### TASK INSTRUCTIONS
Everything from the line with "Reproduce this chart with matplotlib." down to the line with "checkerboard squares: '.'" below must be printed exactly, those two lines included. Exclude pictures.

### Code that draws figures
⟨
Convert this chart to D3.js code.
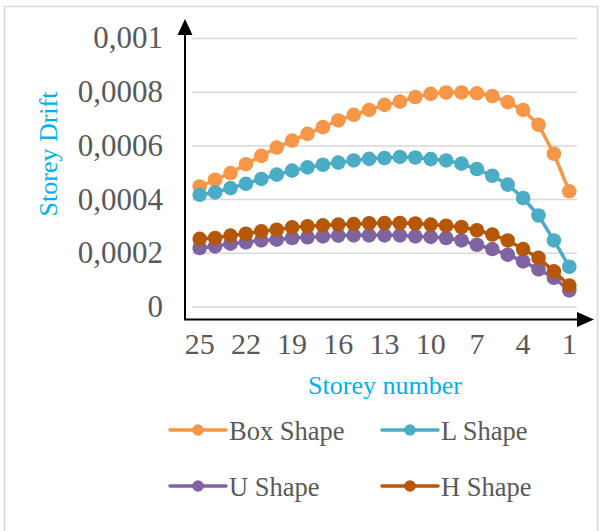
<!DOCTYPE html>
<html>
<head>
<meta charset="utf-8">
<script src="https://cdn.jsdelivr.net/npm/d3@7"></script>
<style>
  html, body { margin: 0; padding: 0; background: #fff; }
  svg { display: block; }
  text { font-family: "Liberation Serif", "Times New Roman", serif; }
</style>
</head>
<body>
<svg id="chart" width="603" height="531"></svg>
<script>
// Storey numbers along the horizontal axis (top storey first)
const storeys = [25, 24, 23, 22, 21, 20, 19, 18, 17, 16, 15, 14, 13, 12, 11, 10, 9, 8, 7, 6, 5, 4, 3, 2, 1];
const xTickStoreys = [25, 22, 19, 16, 13, 10, 7, 4, 1];
const yTicks = [0, 0.0002, 0.0004, 0.0006, 0.0008, 0.001];

// Storey drift for each plan shape
const boxShape = [0.000447, 0.000472, 0.000497, 0.000530, 0.000561, 0.000592, 0.000618, 0.000643, 0.000668, 0.000693, 0.000714, 0.000732, 0.000751, 0.000763, 0.000780, 0.000792, 0.000797, 0.000797, 0.000794, 0.000784, 0.000761, 0.000732, 0.000677, 0.000569, 0.000429];
const lShape = [0.000416, 0.000425, 0.000441, 0.000457, 0.000475, 0.000491, 0.000506, 0.000518, 0.000528, 0.000536, 0.000544, 0.000550, 0.000553, 0.000557, 0.000555, 0.000549, 0.000544, 0.000532, 0.000512, 0.000487, 0.000454, 0.000404, 0.000339, 0.000246, 0.000148];
const uShape = [0.000218, 0.000224, 0.000234, 0.000239, 0.000246, 0.000249, 0.000255, 0.000258, 0.000261, 0.000264, 0.000265, 0.000265, 0.000265, 0.000265, 0.000261, 0.000259, 0.000255, 0.000246, 0.000230, 0.000214, 0.000193, 0.000168, 0.000138, 0.000107, 0.000060];
const hShape = [0.000252, 0.000255, 0.000264, 0.000271, 0.000280, 0.000286, 0.000295, 0.000299, 0.000302, 0.000305, 0.000307, 0.000310, 0.000311, 0.000311, 0.000309, 0.000305, 0.000301, 0.000296, 0.000284, 0.000268, 0.000246, 0.000214, 0.000181, 0.000131, 0.000078];

const seriesNames = ["Box Shape", "L Shape", "U Shape", "H Shape"];
const seriesValues = [boxShape, lShape, uShape, hShape];
const seriesColors = ["#F79646", "#4BACC6", "#8064A2", "#B65708"];

const svg = d3.select("#chart");

// Outer frame
svg.append("rect")
  .attr("x", 4.5).attr("y", 6.5).attr("width", 593).attr("height", 540)
  .attr("fill", "#fff").attr("stroke", "#d9d9d9").attr("stroke-width", 1.5);

const plot = { left: 192, right: 577, top: 38, bottom: 306.5 };

const x = d3.scaleBand().domain(storeys).range([plot.left, plot.right]).padding(0);
const y = d3.scaleLinear().domain([0, 0.001]).range([plot.bottom, plot.top]);
const xc = s => x(s) + x.bandwidth() / 2;

const locale = d3.formatLocale({ decimal: ",", thousands: ".", grouping: [3], currency: ["", ""] });
const fmt = locale.format("~g");

// Value axis with horizontal gridlines
const yAxis = svg.append("g")
  .attr("transform", `translate(${plot.left},0)`)
  .call(d3.axisLeft(y).tickValues(yTicks).tickFormat(fmt)
    .tickSize(-(plot.right - plot.left)).tickPadding(29));
yAxis.select(".domain").remove();
yAxis.selectAll(".tick line").attr("stroke", "#d9d9d9").attr("stroke-width", 1.5);
yAxis.selectAll(".tick text")
  .attr("fill", "#595959").attr("font-size", 31)
  .attr("font-family", "'Liberation Serif', 'Times New Roman', serif");

// Category axis labels
const axisY = 319.5;
const xAxis = svg.append("g")
  .attr("transform", `translate(0,${axisY})`)
  .call(d3.axisBottom(x).tickValues(xTickStoreys).tickSize(0));
xAxis.select(".domain").remove();
xAxis.selectAll(".tick text")
  .attr("y", 34).attr("dy", 0)
  .attr("fill", "#595959").attr("font-size", 30)
  .attr("font-family", "'Liberation Serif', 'Times New Roman', serif");

// Arrowed axis lines
const axisX = 185;
svg.append("line")
  .attr("x1", axisX).attr("y1", axisY).attr("x2", axisX).attr("y2", 34)
  .attr("stroke", "#000").attr("stroke-width", 2);
svg.append("path")
  .attr("d", `M${axisX},19 L${axisX - 7.5},35 L${axisX + 7.5},35 Z`)
  .attr("fill", "#000");
svg.append("line")
  .attr("x1", axisX - 1).attr("y1", axisY).attr("x2", 579).attr("y2", axisY)
  .attr("stroke", "#000").attr("stroke-width", 2);
svg.append("path")
  .attr("d", `M594,${axisY} L577,${axisY - 7.5} L577,${axisY + 7.5} Z`)
  .attr("fill", "#000");

// Series lines and markers
const line = d3.line().x((d, i) => xc(storeys[i])).y(d => y(d));
seriesValues.forEach((vals, k) => {
  const g = svg.append("g");
  g.append("path")
    .attr("d", line(vals))
    .attr("fill", "none")
    .attr("stroke", seriesColors[k])
    .attr("stroke-width", 3.5)
    .attr("stroke-linejoin", "round");
  g.selectAll("circle")
    .data(vals)
    .join("circle")
    .attr("cx", (d, i) => xc(storeys[i]))
    .attr("cy", d => y(d))
    .attr("r", 7.3)
    .attr("fill", seriesColors[k]);
});

// Axis titles
svg.append("text")
  .attr("x", 385).attr("y", 394)
  .attr("text-anchor", "middle")
  .attr("font-size", 26).attr("fill", "#00B0F0")
  .text("Storey number");
svg.append("text")
  .attr("transform", "translate(57,154) rotate(-90)")
  .attr("text-anchor", "middle")
  .attr("font-size", 26).attr("fill", "#00B0F0")
  .text("Storey Drift");

// Legend
const legendPos = [
  { x: 170, y: 430 }, { x: 382, y: 430 },
  { x: 170, y: 486 }, { x: 382, y: 486 }
];
seriesNames.forEach((name, k) => {
  const p = legendPos[k];
  const g = svg.append("g").attr("transform", `translate(${p.x},${p.y})`);
  g.append("line")
    .attr("x1", 0).attr("x2", 56).attr("y1", 0).attr("y2", 0)
    .attr("stroke", seriesColors[k]).attr("stroke-width", 3.5).attr("stroke-linecap", "round");
  g.append("circle").attr("cx", 28).attr("cy", 0).attr("r", 5.8).attr("fill", seriesColors[k]);
  g.append("text")
    .attr("x", 59).attr("y", 10)
    .attr("font-size", 26.5).attr("fill", "#595959")
    .text(name);
});
</script>
</body>
</html>
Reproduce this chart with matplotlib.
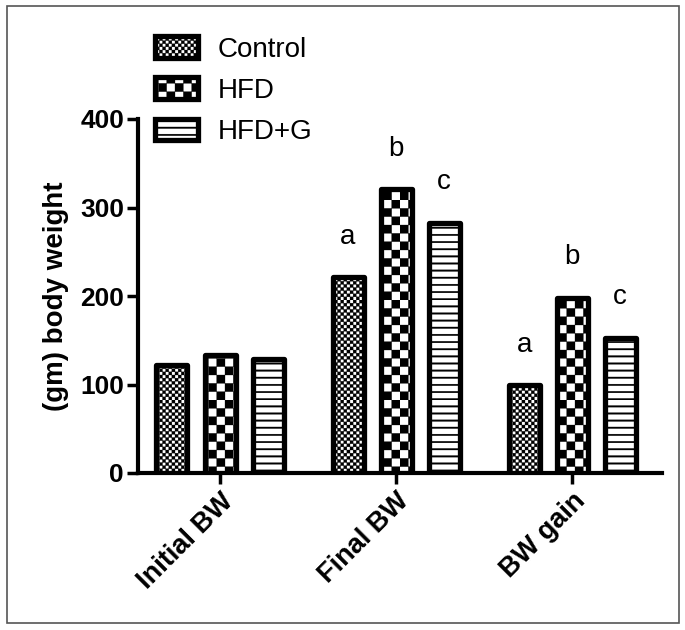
import matplotlib
matplotlib.use("Agg")
import matplotlib.hatch as mhatch
import matplotlib.pyplot as plt
import numpy as np
from matplotlib.patches import Rectangle
from matplotlib.path import Path

groups = ["Initial BW", "Final BW", "BW gain"]
series = ["Control", "HFD", "HFD+G"]
control = [122, 221, 99]
hfd = [133, 321, 198]
hfd_g = [129, 283, 153]
control_letters = ["", "a", "a"]
hfd_letters = ["", "b", "b"]
hfd_g_letters = ["", "c", "c"]


class CheckerHatch(mhatch.HatchPatternBase):
    """Filled checkerboard squares: '.' is coarse, '..' is fine."""

    def __init__(self, hatch, density):
        dots = hatch.count(".")
        self.cells = {0: 0, 1: 12}.get(dots, 32)
        self.squares = [(i, j) for i in range(self.cells)
                        for j in range(self.cells) if (i + j) % 2 == 0]
        self.num_vertices = len(self.squares) * 5

    def set_vertices_and_codes(self, vertices, codes):
        s = 1.0 / self.cells
        for k, (i, j) in enumerate(self.squares):
            x, y = i * s, j * s
            vertices[5 * k:5 * k + 5] = [(x, y), (x + s, y), (x + s, y + s),
                                         (x, y + s), (x, y)]
            codes[5 * k:5 * k + 5] = [Path.MOVETO, Path.LINETO, Path.LINETO,
                                      Path.LINETO, Path.CLOSEPOLY]


class StripeHatch(mhatch.HatchPatternBase):
    """Thin filled horizontal stripes for '-'."""

    def __init__(self, hatch, density):
        self.stripes = 14 if hatch.count("-") else 0
        self.num_vertices = self.stripes * 5

    def set_vertices_and_codes(self, vertices, codes):
        t = 0.016
        for k in range(self.stripes):
            y = k / self.stripes
            vertices[5 * k:5 * k + 5] = [(0, y), (1, y), (1, y + t),
                                         (0, y + t), (0, y)]
            codes[5 * k:5 * k + 5] = [Path.MOVETO, Path.LINETO, Path.LINETO,
                                      Path.LINETO, Path.CLOSEPOLY]


mhatch._hatch_types[:] = [StripeHatch, CheckerHatch]

plt.rcParams["font.family"] = ["Liberation Sans", "DejaVu Sans"]
plt.rcParams["hatch.linewidth"] = 0.2

fig = plt.figure(figsize=(6.85, 6.3), dpi=100)
ax = fig.add_axes([138 / 685, 1 - 473 / 630, 524 / 685, 354 / 630])

x = np.arange(len(groups))
pitch = 0.273
width = 0.176
data = [control, hfd, hfd_g]
letters = [control_letters, hfd_letters, hfd_g_letters]
hatches = ["..", ".", "-"]

for k, (name, values, marks, hatch) in enumerate(zip(series, data, letters, hatches)):
    pos = x + (k - 1) * pitch
    bars = ax.bar(pos, values, width, label=name, facecolor="white",
                  edgecolor="black", linewidth=3.8, hatch=hatch, zorder=3)
    for b in bars:
        b.set_joinstyle("round")
    for px, v, m in zip(pos, values, marks):
        if m:
            ax.annotate(m, (px, v), xytext=(0, 29), textcoords="offset points",
                        ha="center", va="center", fontsize=20)

ax.set_xlim(-0.466, 2.51)
ax.set_ylim(0, 400)
ax.set_yticks([0, 100, 200, 300, 400])
ax.set_xticks(x)
ax.set_xticklabels(groups, rotation=45, ha="right", va="top",
                   rotation_mode="anchor", fontsize=19.5, fontweight="bold")
for lab in ax.get_yticklabels():
    lab.set_fontweight("bold")
ax.tick_params(axis="y", labelsize=19, width=2.5, length=8, pad=2)
ax.tick_params(axis="x", width=2.5, length=8, pad=3)
ax.set_ylabel("(gm) body weight", fontsize=20, fontweight="bold", labelpad=8)

for side in ["top", "right"]:
    ax.spines[side].set_visible(False)
for side in ["left", "bottom"]:
    ax.spines[side].set_linewidth(3.0)

ax.legend(loc="upper left", bbox_to_anchor=(155 / 685, 1 - 36 / 630),
          bbox_transform=fig.transFigure, frameon=False, fontsize=20,
          handlelength=1.55, handleheight=0.83, handletextpad=0.72,
          labelspacing=0.53, borderpad=0, borderaxespad=0)

fig.add_artist(Rectangle((7 / 685, 1 - 623 / 630), 672 / 685, 617 / 630,
                         transform=fig.transFigure, fill=False,
                         edgecolor="#555555", linewidth=1.2))

fig.savefig("out.png", dpi=100)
⟩
### TASK OUTPUT
Reproduce this chart with matplotlib.
import matplotlib
matplotlib.use("Agg")
import matplotlib.hatch as mhatch
import matplotlib.pyplot as plt
import numpy as np
from matplotlib.patches import Rectangle
from matplotlib.path import Path

groups = ["Initial BW", "Final BW", "BW gain"]
series = ["Control", "HFD", "HFD+G"]
control = [122, 221, 99]
hfd = [133, 321, 198]
hfd_g = [129, 283, 153]
control_letters = ["", "a", "a"]
hfd_letters = ["", "b", "b"]
hfd_g_letters = ["", "c", "c"]


class CheckerHatch(mhatch.HatchPatternBase):
    """Filled checkerboard squares: '.' is coarse, '..' is fine."""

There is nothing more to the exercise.